Da quel momento al grido “hanno sparato dal palazzo delle sorelle
Porro”, iniziò il macabro eccidio. Francesco Ciriello, Stefania e
Vincenzina Porro, nonostante le violenze scamparono la morte, invece,
per Luisa e Carolina non ci fu nulla da fare. Furono afferrate in via
San Mauro e spinte attraverso l’androne del loro palazzo prima in
piazza Municipio e poi trascinate per i capelli in via Bovio:
“ammazzatele, ammazzatele che hanno le bombe nel petto”
gridavano i rivoltosi con veemenza. Uno di loro con una gruccia le
colpiva senza ritegno e pietà. Carolina fu uccisa da un esagitato
con un colpo di baionetta allo stomaco e pestata a sangue,
ripetutamente, sul viso dai tacchi delle scarpe di una donna e Luisa,
invece, dopo aver “benedetto” il suo carnefice, mentre con la sua
mano esile si liberava gli occhi dai capelli imbrattati di sangue, fu
mandata a sbattere, con un violento spintone, tra ingiurie
indicibili, contro lo spigolo della porta attigua all’armeria
Giannotti.
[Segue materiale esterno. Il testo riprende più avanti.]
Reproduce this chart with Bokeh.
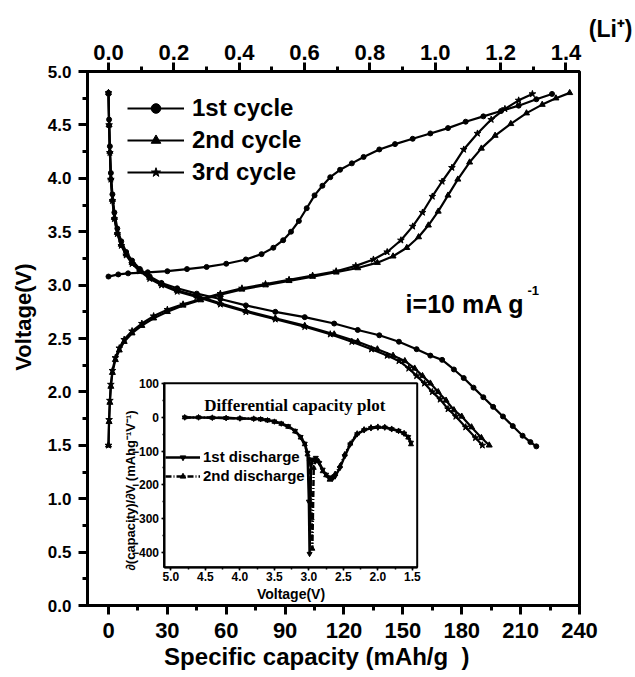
from bokeh.plotting import figure
from bokeh.models import (Range1d, LinearAxis, SingleIntervalTicker, PrintfTickFormatter,
                          Legend, LegendItem, Label)
from bokeh.embed import file_html
from bokeh.resources import INLINE
import math

# ---------------- main data: specific capacity (mAh/g) vs voltage (V) ----------------
c1_charge_cap = [0, 5, 10, 20, 30, 40, 50, 60, 70, 78, 84, 89, 93, 97, 101, 105, 109, 113, 118, 124,
                 130, 138, 146, 155, 164, 173, 182, 191, 200, 209, 218, 226]
c1_charge_v = [3.08, 3.10, 3.11, 3.12, 3.13, 3.15, 3.17, 3.20, 3.24, 3.29, 3.35, 3.42, 3.50, 3.60, 3.72,
               3.84, 3.93, 4.01, 4.08, 4.14, 4.20, 4.27, 4.32, 4.37, 4.42, 4.47, 4.53, 4.58, 4.63, 4.68,
               4.74, 4.79]
c1_dis_cap = [0, 0.3, 0.7, 1.2, 2, 3, 4.5, 6.5, 9, 12, 16, 21, 27, 35, 45, 57, 70, 85, 100, 115, 127,
              138, 148, 157, 164, 170, 176, 181, 186, 191, 196, 201, 206, 211, 215, 218]
c1_dis_v = [4.80, 4.55, 4.30, 4.05, 3.85, 3.68, 3.53, 3.41, 3.31, 3.23, 3.15, 3.08, 3.02, 2.97, 2.92,
            2.87, 2.81, 2.75, 2.70, 2.64, 2.58, 2.53, 2.47, 2.40, 2.34, 2.30, 2.21, 2.13, 2.04, 1.95,
            1.86, 1.77, 1.68, 1.59, 1.53, 1.49]
c2_charge_cap = [0, 0.3, 0.7, 1.2, 2, 3.5, 5.5, 8, 12, 17, 23, 30, 38, 47, 57, 68, 80, 92, 104, 116,
                 127, 137, 145, 152, 158, 163, 168, 173, 178, 184, 190, 197, 205, 213, 221, 228, 235]
c2_charge_v = [1.50, 1.72, 1.90, 2.05, 2.18, 2.30, 2.39, 2.47, 2.55, 2.62, 2.69, 2.75, 2.81, 2.86, 2.91,
               2.96, 3.00, 3.04, 3.08, 3.12, 3.16, 3.21, 3.27, 3.35, 3.45, 3.56, 3.69, 3.84, 3.99, 4.15,
               4.28, 4.40, 4.51, 4.61, 4.69, 4.75, 4.80]
c2_dis_cap = [0, 0.3, 0.7, 1.2, 2, 3, 4.5, 6.5, 9, 12, 16, 21, 27, 35, 45, 57, 70, 85, 100, 115, 127,
              137, 145, 151, 156, 160, 164, 168, 172, 176, 180, 185, 190, 194]
c2_dis_v = [4.80, 4.50, 4.25, 4.00, 3.80, 3.63, 3.49, 3.38, 3.29, 3.21, 3.14, 3.07, 3.01, 2.95, 2.90,
            2.83, 2.76, 2.69, 2.62, 2.54, 2.47, 2.40, 2.34, 2.29, 2.22, 2.15, 2.08, 2.00, 1.92, 1.83,
            1.77, 1.67, 1.57, 1.50]
c3_charge_cap = [0, 0.3, 0.7, 1.2, 2, 3.5, 5.5, 8, 12, 17, 23, 30, 38, 47, 57, 68, 80, 92, 104, 116,
                 126, 135, 142, 149, 155, 160, 165, 170, 175, 181, 188, 195, 202, 209, 216]
c3_charge_v = [1.50, 1.74, 1.92, 2.07, 2.20, 2.32, 2.41, 2.49, 2.57, 2.64, 2.71, 2.77, 2.82, 2.87, 2.92,
               2.97, 3.01, 3.05, 3.09, 3.13, 3.18, 3.24, 3.31, 3.42, 3.55, 3.68, 3.83, 3.97, 4.10, 4.27,
               4.42, 4.55, 4.65, 4.73, 4.79]
c3_dis_cap = [0, 0.3, 0.7, 1.2, 2, 3, 4.5, 6.5, 9, 12, 16, 21, 27, 35, 45, 57, 70, 85, 100, 113, 124,
              134, 142, 148, 153, 157, 161, 165, 169, 173, 177, 182, 187, 190.5]
c3_dis_v = [4.80, 4.50, 4.24, 3.99, 3.79, 3.62, 3.48, 3.37, 3.28, 3.20, 3.13, 3.06, 3.00, 2.94, 2.89,
            2.82, 2.75, 2.68, 2.61, 2.54, 2.47, 2.40, 2.34, 2.29, 2.22, 2.15, 2.08, 2.00, 1.93, 1.84,
            1.77, 1.67, 1.57, 1.50]
cycle_labels = ["1st cycle", "2nd cycle", "3rd cycle"]

# ---------------- inset data: voltage (V) vs dQ/dV ----------------
d1_v = [4.80, 4.60, 4.40, 4.20, 4.00, 3.80, 3.70, 3.60, 3.50, 3.40, 3.30, 3.20, 3.12, 3.06, 3.02, 3.00,
        2.99, 2.97, 2.94, 2.90, 2.85, 2.80, 2.75, 2.70, 2.66, 2.62, 2.55, 2.48, 2.40, 2.30, 2.20, 2.10,
        2.00, 1.90, 1.80, 1.70, 1.62, 1.56, 1.52]
d1_q = [0, 0, -1, -2, -3, -4, -5, -8, -12, -18, -26, -40, -58, -78, -105, -250, -405, -140, -125, -120,
        -135, -155, -170, -178, -182, -175, -150, -115, -80, -50, -38, -32, -30, -30, -35, -40, -48, -58,
        -75]
d2_v = [4.80, 4.60, 4.40, 4.20, 4.00, 3.80, 3.70, 3.60, 3.50, 3.40, 3.30, 3.20, 3.12, 3.06, 3.02, 2.99,
        2.96, 2.95, 2.93, 2.90, 2.86, 2.80, 2.75, 2.70, 2.66, 2.62, 2.55, 2.48, 2.40, 2.30, 2.20, 2.10,
        2.00, 1.90, 1.80, 1.70, 1.62, 1.56, 1.52]
d2_q = [0, 0, -1, -2, -3, -4, -6, -9, -13, -19, -28, -42, -60, -80, -110, -125, -300, -390, -150, -128,
        -130, -160, -172, -185, -178, -168, -145, -110, -78, -48, -36, -30, -28, -29, -34, -40, -47, -60,
        -80]
discharge_labels = ["1st discharge", "2nd discharge"]

# ---------------- ranges / layout ----------------
X_START, X_END = -10.7, 240.0
Y_START, Y_END = 0.0, 5.0
CAP_PER_LI = 166.5
FW, FH = 492, 534

# inset: its own data ranges and the box it occupies in main data units
IX = (5.1, 1.43)
IY = (-445.0, 101.0)
BOX_X = (28.3, 157.3)
BOX_Y = (0.358, 2.08)


def _map(v, a0, a1, b0, b1):
    return b0 + (v - a0) * (b1 - b0) / (a1 - a0)


ix_range = Range1d(_map(X_START, BOX_X[0], BOX_X[1], IX[0], IX[1]),
                   _map(X_END, BOX_X[0], BOX_X[1], IX[0], IX[1]))
iy_range = Range1d(_map(Y_START, BOX_Y[0], BOX_Y[1], IY[0], IY[1]),
                   _map(Y_END, BOX_Y[0], BOX_Y[1], IY[0], IY[1]))

FONT = "Liberation Sans"
NB = "\u00a0"

p = figure(frame_width=FW, frame_height=FH,
           x_range=Range1d(X_START, X_END), y_range=Range1d(Y_START, Y_END),
           output_backend="svg", toolbar_location=None,
           min_border_left=87, min_border_top=71, min_border_right=56, min_border_bottom=72)
p.extra_x_ranges = {"li": Range1d(X_START / CAP_PER_LI, X_END / CAP_PER_LI), "ix": ix_range}
p.extra_y_ranges = {"iy": iy_range}
p.grid.visible = False
p.background_fill_color = "white"
p.border_fill_color = "white"
p.outline_line_color = "black"
p.outline_line_width = 3
p.outline_line_alpha = 1


def style_axis(ax, size):
    ax.axis_line_width = 3
    ax.axis_line_color = "black"
    ax.major_tick_line_width = 3
    ax.minor_tick_line_width = 3
    ax.major_tick_out = 9
    ax.major_tick_in = 0
    ax.minor_tick_out = 5
    ax.minor_tick_in = 0
    ax.major_label_text_font = FONT
    ax.major_label_text_font_style = "bold"
    ax.major_label_text_font_size = size
    ax.major_label_text_color = "black"
    ax.axis_label_text_font = FONT
    ax.axis_label_text_font_style = "bold"
    ax.axis_label_text_color = "black"


xa = p.xaxis[0]
xa.ticker = SingleIntervalTicker(interval=30, num_minor_ticks=2)
style_axis(xa, "22px")
xa.major_label_standoff = 8
xa.axis_label = "Specific capacity (mAh/g" + NB * 2 + ")" + NB * 5
xa.axis_label_text_font_size = "24px"
xa.axis_label_standoff = 2

ya = p.yaxis[0]
ya.ticker = SingleIntervalTicker(interval=0.5, num_minor_ticks=2)
ya.formatter = PrintfTickFormatter(format="%.1f")
style_axis(ya, "17px")
ya.major_label_standoff = 7
ya.axis_label = NB * 7 + "Voltage(V)"
ya.axis_label_text_font_size = "22px"
ya.axis_label_standoff = 9

top = LinearAxis(x_range_name="li", ticker=SingleIntervalTicker(interval=0.2, num_minor_ticks=2),
                 formatter=PrintfTickFormatter(format="%.1f"))
style_axis(top, "22px")
top.major_label_standoff = 3
p.add_layout(top, "above")

# (Li+) unit of the top axis, at its right end
p.title.text = "(Li\u207a)"
p.title.align = "right"
p.title.offset = -53
p.title.standoff = 0
p.title.vertical_align = "bottom"
p.title.text_font = FONT
p.title.text_font_style = "bold"
p.title.text_font_size = "23px"
p.title.text_color = "black"

# ---------------- main curves ----------------
curves = [
    (c1_charge_cap, c1_charge_v, c1_dis_cap, c1_dis_v, "circle", 5),
    (c2_charge_cap, c2_charge_v, c2_dis_cap, c2_dis_v, "triangle", 6),
    (c3_charge_cap, c3_charge_v, c3_dis_cap, c3_dis_v, "star", 7),
]
legend_items = []
for (cx, cy, dx, dy, mk, sz), lab in zip(curves, cycle_labels):
    r_l1 = p.line(cx, cy, line_color="black", line_width=2.2)
    r_m1 = p.scatter(cx, cy, marker=mk, size=sz, fill_color="black", line_color="black")
    p.line(dx, dy, line_color="black", line_width=2.2)
    p.scatter(dx, dy, marker=mk, size=sz, fill_color="black", line_color="black")
    legend_items.append(LegendItem(label=lab, renderers=[r_l1, r_m1]))

leg = Legend(items=legend_items, location=(40, 419), padding=0, margin=0, spacing=4,
             glyph_width=57, glyph_height=24, label_height=24, label_standoff=8,
             background_fill_alpha=0, border_line_alpha=0, label_text_color="black",
             label_text_font=FONT, label_text_font_style="bold", label_text_font_size="24px")
p.add_layout(leg)

# ---------------- current label ----------------
p.add_layout(Label(x=151.4, y=2.822, text="i=10 mA g", text_font=FONT, text_font_style="bold",
                   text_font_size="25px", text_baseline="alphabetic", text_color="black"))
p.add_layout(Label(x=213.5, y=2.947, text="-1", text_font=FONT, text_font_style="bold",
                   text_font_size="13px", text_baseline="alphabetic", text_color="black"))

# ---------------- inset ----------------
p.quad(left=IX[0], right=IX[1], bottom=IY[0], top=IY[1], x_range_name="ix", y_range_name="iy",
       fill_color="white", line_color="black", line_width=2)

r_d1l = p.line(d1_v, d1_q, x_range_name="ix", y_range_name="iy", line_color="black", line_width=2.5)
r_d1m = p.scatter(d1_v, d1_q, x_range_name="ix", y_range_name="iy", marker="inverted_triangle", size=5,
                  fill_color="black", line_color="black")
r_d2l = p.line(d2_v, d2_q, x_range_name="ix", y_range_name="iy", line_color="black", line_width=2.5,
               line_dash="6 2 1 2")
r_d2m = p.scatter(d2_v, d2_q, x_range_name="ix", y_range_name="iy", marker="triangle", size=5,
                  fill_color="black", line_color="black")

ixa = LinearAxis(x_range_name="ix", y_range_name="iy", fixed_location=IY[0], bounds=(IX[1], IX[0]),
                 ticker=SingleIntervalTicker(interval=0.5, num_minor_ticks=2),
                 formatter=PrintfTickFormatter(format="%.1f"))
iya = LinearAxis(x_range_name="ix", y_range_name="iy", fixed_location=IX[0], bounds=IY,
                 ticker=SingleIntervalTicker(interval=100, num_minor_ticks=2))
for ax in (ixa, iya):
    ax.axis_line_width = 2
    ax.major_tick_line_width = 1.5
    ax.minor_tick_line_width = 1.5
    ax.major_tick_out = 3
    ax.major_tick_in = 0
    ax.minor_tick_out = 2
    ax.minor_tick_in = 0
    ax.major_label_text_font = FONT
    ax.major_label_text_font_style = "bold"
    ax.major_label_text_font_size = "12px"
    ax.major_label_text_color = "black"
    ax.major_label_standoff = 2
    ax.axis_label_text_font = FONT
    ax.axis_label_text_font_style = "bold"
    ax.axis_label_text_font_size = "14px"
    ax.axis_label_text_color = "black"
    ax.axis_label_standoff = 1
ixa.axis_label = "Voltage(V)"
p.add_layout(ixa, "below")
p.add_layout(iya, "left")
p.add_layout(Label(x=5.58, y=-217, x_range_name="ix", y_range_name="iy",
                   text="∂(capacity)/∂V (mAhg⁻¹V⁻¹)", text_font=FONT, text_font_style="bold",
                   text_font_size="13px", text_align="center", text_baseline="middle",
                   angle=math.pi / 2, text_color="black"))

p.add_layout(Label(x=3.204, y=34.7, x_range_name="ix", y_range_name="iy", text="Differential capacity plot",
                   text_font="Liberation Serif", text_font_style="bold", text_font_size="17px",
                   text_align="center", text_baseline="alphabetic", text_color="black"))

leg2 = Legend(items=[LegendItem(label=discharge_labels[0], renderers=[r_d1l, r_d1m]),
                     LegendItem(label=discharge_labels[1], renderers=[r_d2l, r_d2m])],
              location=(78, 121), padding=0, margin=0, spacing=2,
              glyph_width=35, glyph_height=14, label_height=14, label_standoff=3,
              background_fill_alpha=0, border_line_alpha=0, label_text_color="black",
              label_text_font=FONT, label_text_font_style="bold", label_text_font_size="15px")
p.add_layout(leg2)

open("out.html", "w").write(file_html(p, INLINE))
I corpi delle due sorelle Porro giacquero nel fango per
tutta la notte, osservati a vista dai cinici agitatori, impedendo
qualsiasi soccorso. Al mattino dell’8 marzo girava voce che i due
dilaniati corpi sarebbero stati trascinati per le vie della città.
Intervenne, finalmente, la forza pubblica su sollecitazione del
vescovo Di Donna e i cadaveri, finalmente, vennero prelevati e
trasportati al cimitero, tra un fragoroso e inaspettato applauso
liberatorio.
Alle ore 11, una
piazza Municipio gremita da uomini e donne di tutte le età,
ascoltava il provato onorevole Giuseppe Di Vittorio il quale, con
toni fermi e chiari, prometteva che il lavoro molto presto sarebbe
arrivato e che, in ogni caso, l’ordine pubblico doveva ritornare
sovrano.
La scrittrice
Ada Negretti – una donna che ben conosceva i tormenti dell’animo
delle donne del Sud –, nel 1948, durante le fasi più tumultuose
del processo, così ricordava le due sorelle Porro: «in chiesa
venivano additate con reverenza e rispetto quando snocciolavano
compostamente i rosari sul nero dei loro vestiti. È tutto lindo e
accurato in queste donne. La rigida educazione ricevuta da genitori
esemplari ha messo nelle figlie il senso preciso della signorilità
senza, ostentazioni, della grazia senza chiasso, del contegno
misurato ma senza rigidezza: mai un eccesso. E tanto rispetto dei
simili, tanta comprensione per le loro pene, pei dolori, per le
miserie, per gli affamati, pei derelitti».